Enron, Its Loophole, and the OTC Energy Markets
The Enron loophole is, of course, named after the energy company that lobbied for its existence as part of the Commodities Futures Modernization Act of 2000. It enabled the company to trade energy derivatives such as swaps and futures in their own unregulated market, Enron Online, and it would enable the market for credit default swaps that would be part of the financial crisis in 2007-2008.
After the company fell into bankruptcy in 2001 following its accounting scandal, its online trading portal also disappeared, as did other online energy trading portals, like that of its energy rival, Dynegy.
Much of the energy trading done by Enron and Dynegy would move to the major banks like Citigroup and J.P. Morgan, which would set up energy trading groups in their own offices. Emails from Enron show that Enron even registered the website for Citigroup’s energy trading arm, citigroupenergy.com, in 2001.

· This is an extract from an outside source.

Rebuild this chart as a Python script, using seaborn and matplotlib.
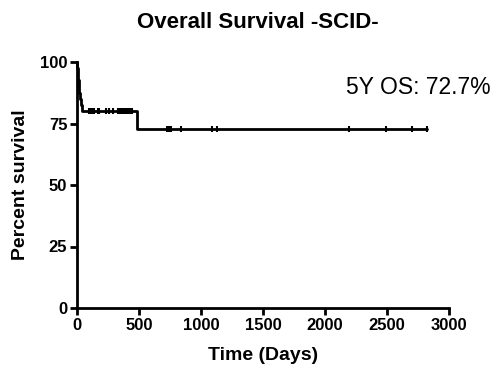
import numpy as np
import pandas as pd
import matplotlib
matplotlib.use("Agg")
import matplotlib.pyplot as plt
import seaborn as sns

# Patient follow-up (days) and status (1 = death, 0 = censored)
death_times = [2, 5, 9, 13, 18, 24, 30, 38, 480]
censor_times = [100, 110, 130, 140, 170, 180, 230, 255, 260, 290, 330,
                350, 365, 375, 385, 395, 405, 415, 425, 435, 445,
                726, 745, 758, 839, 1089, 1129, 2194, 2492, 2700, 2823]
x_ticks = [0, 500, 1000, 1500, 2000, 2500, 3000]
y_ticks = [0, 25, 50, 75, 100]
title = "Overall Survival -SCID-"
annotation = "5Y OS: 72.7%"

times = np.array(death_times + censor_times, dtype=float)
events = np.array([1] * len(death_times) + [0] * len(censor_times))
order = np.lexsort((-events, times))
times, events = times[order], events[order]

# Kaplan-Meier estimate
n = len(times)
surv = 1.0
km_t, km_s = [0.0], [100.0]
cens_t, cens_s = [], []
at_risk = n
for t, e in zip(times, events):
    if e == 1:
        surv *= (at_risk - 1) / at_risk
        km_t.append(t); km_s.append(surv * 100)
    else:
        cens_t.append(t); cens_s.append(surv * 100)
    at_risk -= 1
km_t.append(max(times)); km_s.append(surv * 100)

curve = pd.DataFrame({"time": km_t, "survival": km_s})
cens = pd.DataFrame({"time": cens_t, "survival": cens_s})

sns.set_style("ticks")
plt.rcParams["font.family"] = ["Liberation Sans", "DejaVu Sans"]
for key in ["text.color", "axes.labelcolor", "xtick.color", "ytick.color",
            "axes.edgecolor"]:
    plt.rcParams[key] = "black"

fig = plt.figure(figsize=(4.95, 3.7), dpi=100)
ax = fig.add_axes([77 / 495, 1 - 308 / 370, (449 - 77) / 495, (308 - 62) / 370])

sns.lineplot(data=curve, x="time", y="survival", drawstyle="steps-post",
             color="black", linewidth=2, ax=ax, clip_on=False)
sns.scatterplot(data=cens, x="time", y="survival", marker="|", s=25,
                color="black", linewidth=1.5, ax=ax, clip_on=False, zorder=3)

ax.set_xlim(0, 3000)
ax.set_ylim(0, 100)
ax.set_xticks(x_ticks)
ax.set_yticks(y_ticks)
ax.set_xticklabels([str(v) for v in x_ticks], fontsize=12, fontweight="bold")
ax.set_yticklabels([str(v) for v in y_ticks], fontsize=12, fontweight="bold")
ax.tick_params(axis="both", direction="out", length=5, width=2, pad=2)
for s in ["left", "bottom"]:
    ax.spines[s].set_linewidth(2)
sns.despine(ax=ax)

ax.set_xlabel("Time (Days)", fontsize=14, fontweight="bold", labelpad=10)
ax.set_ylabel("Percent survival", fontsize=14, fontweight="bold", labelpad=8)
fig.text(0.52, 1 - 22 / 370, title, ha="center", va="center",
         fontsize=16, fontweight="bold")
fig.text(491 / 495, 1 - 88 / 370, annotation, ha="right", va="center",
         fontsize=16.5)

fig.savefig("out.png", dpi=100)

Both J.P. Morgan and Citigroup would settle with Enron creditors and the Securities and Exchange Commission (SEC) for their role in enabling the account scandal that befell the energy giant. Other banks accused of assisting the company’s downfall included Barclays, Credit Suisse First Boston, Merrill Lynch, Royal Bank of Scotland, and Deutsche Bank.
Similar to the cases against Enron for its involvement in the 2000-2001 electricity crisis, the Federal Energy Regulatory Commission (FERC) would settle with a number of those same banks—J.P. Morgan, Barclays, Deutsche Bank—for other instances of manipulating California power markets years after the 2000-2001 crisis. According to Reuters, J.P. Morgan’s Ventures Energy Corp became an energy trading powerhouse following the acquisition of Bear Stearns in 2008.